SET EXERCISE
Leave out every picture, then output exactly the lines between the ones holding "Clone this chart in matplotlib." and "box(62, 392, 1033, 613, col_purple, 18)", inclusive, and nothing beyond them.

——————

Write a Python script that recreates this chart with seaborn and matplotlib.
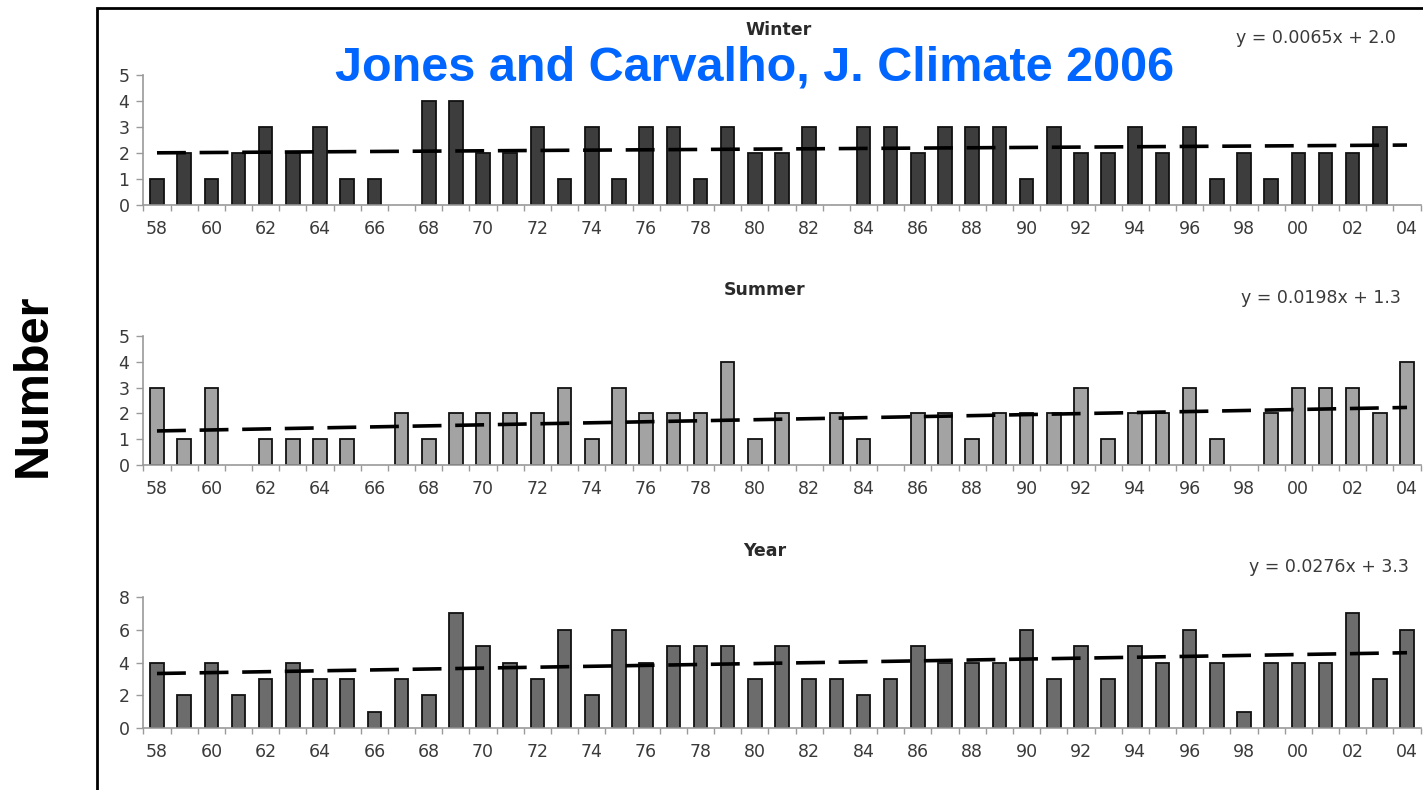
import numpy as np
import pandas as pd
import matplotlib
matplotlib.use("Agg")
import matplotlib.pyplot as plt
from matplotlib.patches import Rectangle
import seaborn as sns

# Storm counts per year, 1958-2004
years = list(range(1958, 2005))
year_labels = [f"{y % 100:02d}" for y in years]

winter = [1, 2, 1, 2, 3, 2, 3, 1, 1, 0, 4, 4, 2, 2, 3, 1, 3, 1, 3, 3, 1, 3, 2, 2,
          3, 0, 3, 3, 2, 3, 3, 3, 1, 3, 2, 2, 3, 2, 3, 1, 2, 1, 2, 2, 2, 3, 0]
summer = [3, 1, 3, 0, 1, 1, 1, 1, 0, 2, 1, 2, 2, 2, 2, 3, 1, 3, 2, 2, 2, 4, 1, 2,
          0, 2, 1, 0, 2, 2, 1, 2, 2, 2, 3, 1, 2, 2, 3, 1, 0, 2, 3, 3, 3, 2, 4]
annual = [4, 2, 4, 2, 3, 4, 3, 3, 1, 3, 2, 7, 5, 4, 3, 6, 2, 6, 4, 5, 5, 5, 3, 5,
          3, 3, 2, 3, 5, 4, 4, 4, 6, 3, 5, 3, 5, 4, 6, 4, 1, 4, 4, 4, 7, 3, 6]

panel_titles = ["Winter", "Summer", "Year"]
trend_slopes = [0.0065, 0.0198, 0.0276]
trend_intercepts = [2.0, 1.3, 3.3]
y_max = [5, 5, 8]
y_step = [1, 1, 2]

sns.set_style("white")
plt.rcParams["font.family"] = ["DejaVu Sans"]

W, H = 1423, 790
fig = plt.figure(figsize=(W / 100, H / 100), dpi=100)


def fx(px):
    return px / W


def fy(py):
    return 1 - py / H


# axes boxes in pixels: left, right, y of zero line, y of top tick
boxes = [(143.4, 1420.6, 205, 75), (143.4, 1420.6, 465, 336), (143.4, 1420.6, 728, 597)]
bar_colors = ["#3d3d3d", "#a3a3a3", "#6c6c6c"]
title_pos = [(779, 30), (765, 290), (765, 551)]
eq_pos = [(1316, 38), (1321, 298), (1329, 567)]

series = [winter, summer, annual]
n = len(years)
xs = np.arange(n)

for i, vals in enumerate(series):
    l, r, y0, y1 = boxes[i]
    ax = fig.add_axes([fx(l), fy(y0), (r - l) / W, (y0 - y1) / H])
    df = pd.DataFrame({"year": year_labels, "count": vals})
    sns.barplot(data=df, x="year", y="count", order=year_labels, color=bar_colors[i],
                saturation=1, edgecolor="#111111", linewidth=1.3, width=0.5,
                errorbar=None, ax=ax)
    # years with no events get no outline either
    for bar in ax.patches:
        if bar.get_height() == 0:
            bar.set_visible(False)
    trend = trend_intercepts[i] + trend_slopes[i] * (xs + 1)
    ax.plot(xs, trend, color="black", linewidth=2.6, linestyle=(0, (8.0, 3.8)),
            solid_capstyle="butt", dash_capstyle="butt", zorder=5)

    ax.set_xlim(-0.5, n - 0.5)
    ax.set_ylim(0, y_max[i])
    ax.set_yticks(np.arange(0, y_max[i] + 1, y_step[i]))
    ax.set_xticks(xs[::2])
    ax.set_xticklabels(year_labels[::2])
    ax.set_xticks(np.arange(-0.5, n, 1.0), minor=True)
    ax.tick_params(axis="x", which="major", length=0, pad=11, labelsize=12.5,
                   labelcolor="#3a3a3a")
    ax.tick_params(axis="x", which="minor", length=4, width=1, color="#9a9a9a",
                   direction="out", bottom=True)
    ax.tick_params(axis="y", which="major", length=5, width=1, color="#9a9a9a",
                   direction="out", left=True, pad=5, labelsize=12.5,
                   labelcolor="#3a3a3a")
    ax.set_xlabel("")
    ax.set_ylabel("")
    for side in ["top", "right"]:
        ax.spines[side].set_visible(False)
    for side in ["left", "bottom"]:
        ax.spines[side].set_color("#9a9a9a")
        ax.spines[side].set_linewidth(1.2)
    ax.patch.set_alpha(0)

    tx, ty = title_pos[i]
    fig.text(fx(tx), fy(ty), panel_titles[i], ha="center", va="center",
             fontsize=12.5, fontweight="bold", color="#2a2a2a")
    ex, ey = eq_pos[i]
    fig.text(fx(ex), fy(ey),
             f"y = {trend_slopes[i]:.4f}x + {trend_intercepts[i]:.1f}",
             ha="center", va="center", fontsize=12.5, color="#3a3a3a")

# outer frame
fig.add_artist(Rectangle((fx(97), -0.2), 1.2, fy(8) + 0.2, transform=fig.transFigure,
                         fill=False, edgecolor="black", linewidth=2))

fig.text(fx(33), fy(385), "Number", rotation=90, ha="center", va="center",
         fontsize=35, fontweight="bold", family=["Liberation Sans", "DejaVu Sans"],
         color="black")

fig.text(fx(755), fy(68), "Jones and Carvalho, J. Climate 2006", ha="center",
         va="center", fontsize=35, fontweight="bold",
         family=["Liberation Sans", "DejaVu Sans"], color="#0066ff", zorder=10)

fig.savefig("out.png", dpi=100)
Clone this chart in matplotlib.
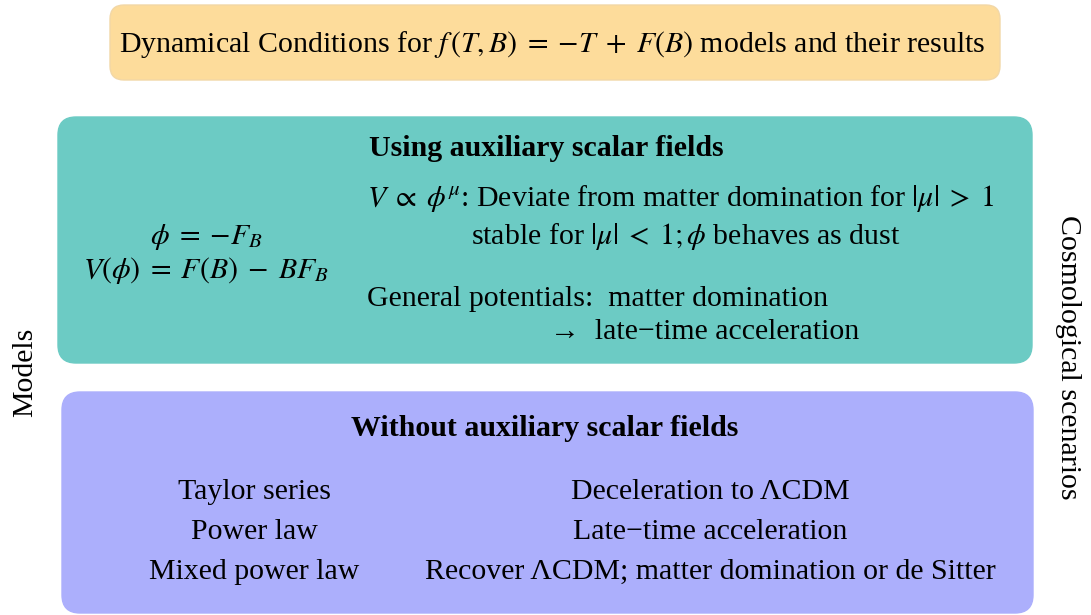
import matplotlib
matplotlib.use("Agg")
import matplotlib.pyplot as plt
from matplotlib.patches import FancyBboxPatch

plt.rcParams['font.family'] = ['Liberation Serif', 'DejaVu Serif']
plt.rcParams['mathtext.fontset'] = 'stix'

# ---- content ----
title = r"Dynamical Conditions for $f\,(T, B)\;=\;{-}T\;+\;F(B)$ models and their results"
aux_heading = "Using auxiliary scalar fields"
aux_defs = [r"$\phi\;=\;{-}F_B$", r"$V(\phi)\;=\;F(B)\;-\;BF_B$"]
aux_line1 = r"$V\;\propto\;\phi^{\mu}$: Deviate from matter domination for $|\mu|\;>\;1$"
aux_line2 = r"stable for $|\mu|\;<\;1; \phi$ behaves as dust"
aux_line3 = "General potentials:  matter domination"
aux_line4 = "→  late−time acceleration"
noaux_heading = "Without auxiliary scalar fields"
noaux_models = ["Taylor series", "Power law", "Mixed power law"]
noaux_results = ["Deceleration to ΛCDM", "Late−time acceleration",
                 "Recover ΛCDM; matter domination or de Sitter"]
left_label = "Models"
right_label = "Cosmological scenarios"

col_orange = "#FDDC9B"
col_teal = "#6CCBC4"
col_purple = "#ACAFFC"

W, H = 1091, 615
fig = plt.figure(figsize=(W / 100, H / 100), dpi=100)
ax = fig.add_axes([0, 0, 1, 1])
ax.set_xlim(0, W)
ax.set_ylim(H, 0)
ax.axis('off')


def box(x0, y0, x1, y1, color, r, ec=None):
    p = FancyBboxPatch((x0 + r, y0 + r), (x1 - x0) - 2 * r, (y1 - y0) - 2 * r,
                       boxstyle=f"round,pad={r}", fc=color,
                       ec=ec if ec else color, lw=1)
    ax.add_patch(p)


box(110, 5, 1000, 80, col_orange, 14, ec="#F2D7A6")
box(58, 117, 1032, 363, col_teal, 18)
box(62, 392, 1033, 613, col_purple, 18)

fs = 21.5
ax.text(552, 44, title, ha='center', va='center', fontsize=fs)

ax.text(546, 148, aux_heading, ha='center', va='center', fontsize=fs,
        fontweight='bold')
ax.text(206, 237, aux_defs[0], ha='center', va='center', fontsize=fs)
ax.text(206, 270, aux_defs[1], ha='center', va='center', fontsize=fs)
ax.text(367, 199, aux_line1, ha='left', va='center', fontsize=fs)
ax.text(471, 236, aux_line2, ha='left', va='center', fontsize=fs)
ax.text(367, 299, aux_line3, ha='left', va='center', fontsize=fs)
ax.text(550, 332, aux_line4, ha='left', va='center', fontsize=fs)

ax.text(545, 428, noaux_heading, ha='center', va='center', fontsize=fs,
        fontweight='bold')
ys = [492, 532, 572]
for y, m, r in zip(ys, noaux_models, noaux_results):
    ax.text(254, y, m, ha='center', va='center', fontsize=fs)
    ax.text(710, y, r, ha='center', va='center', fontsize=fs)

ax.text(25, 372, left_label, ha='center', va='center', fontsize=fs,
        rotation=90)
ax.text(1068, 357, right_label, ha='center', va='center', fontsize=fs,
        rotation=-90)

fig.savefig("out.png", dpi=100)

——————

OUTPUT OF THE EXERCISE
Clone this chart in matplotlib.
import matplotlib
matplotlib.use("Agg")
import matplotlib.pyplot as plt
from matplotlib.patches import FancyBboxPatch

plt.rcParams['font.family'] = ['Liberation Serif', 'DejaVu Serif']
plt.rcParams['mathtext.fontset'] = 'stix'

# ---- content ----
title = r"Dynamical Conditions for $f\,(T, B)\;=\;{-}T\;+\;F(B)$ models and their results"
aux_heading = "Using auxiliary scalar fields"
aux_defs = [r"$\phi\;=\;{-}F_B$", r"$V(\phi)\;=\;F(B)\;-\;BF_B$"]
aux_line1 = r"$V\;\propto\;\phi^{\mu}$: Deviate from matter domination for $|\mu|\;>\;1$"
aux_line2 = r"stable for $|\mu|\;<\;1; \phi$ behaves as dust"
aux_line3 = "General potentials:  matter domination"
aux_line4 = "→  late−time acceleration"
noaux_heading = "Without auxiliary scalar fields"
noaux_models = ["Taylor series", "Power law", "Mixed power law"]
noaux_results = ["Deceleration to ΛCDM", "Late−time acceleration",
                 "Recover ΛCDM; matter domination or de Sitter"]
left_label = "Models"
right_label = "Cosmological scenarios"

col_orange = "#FDDC9B"
col_teal = "#6CCBC4"
col_purple = "#ACAFFC"

W, H = 1091, 615
fig = plt.figure(figsize=(W / 100, H / 100), dpi=100)
ax = fig.add_axes([0, 0, 1, 1])
ax.set_xlim(0, W)
ax.set_ylim(H, 0)
ax.axis('off')


def box(x0, y0, x1, y1, color, r, ec=None):
    p = FancyBboxPatch((x0 + r, y0 + r), (x1 - x0) - 2 * r, (y1 - y0) - 2 * r,
                       boxstyle=f"round,pad={r}", fc=color,
                       ec=ec if ec else color, lw=1)
    ax.add_patch(p)


box(110, 5, 1000, 80, col_orange, 14, ec="#F2D7A6")
box(58, 117, 1032, 363, col_teal, 18)
box(62, 392, 1033, 613, col_purple, 18)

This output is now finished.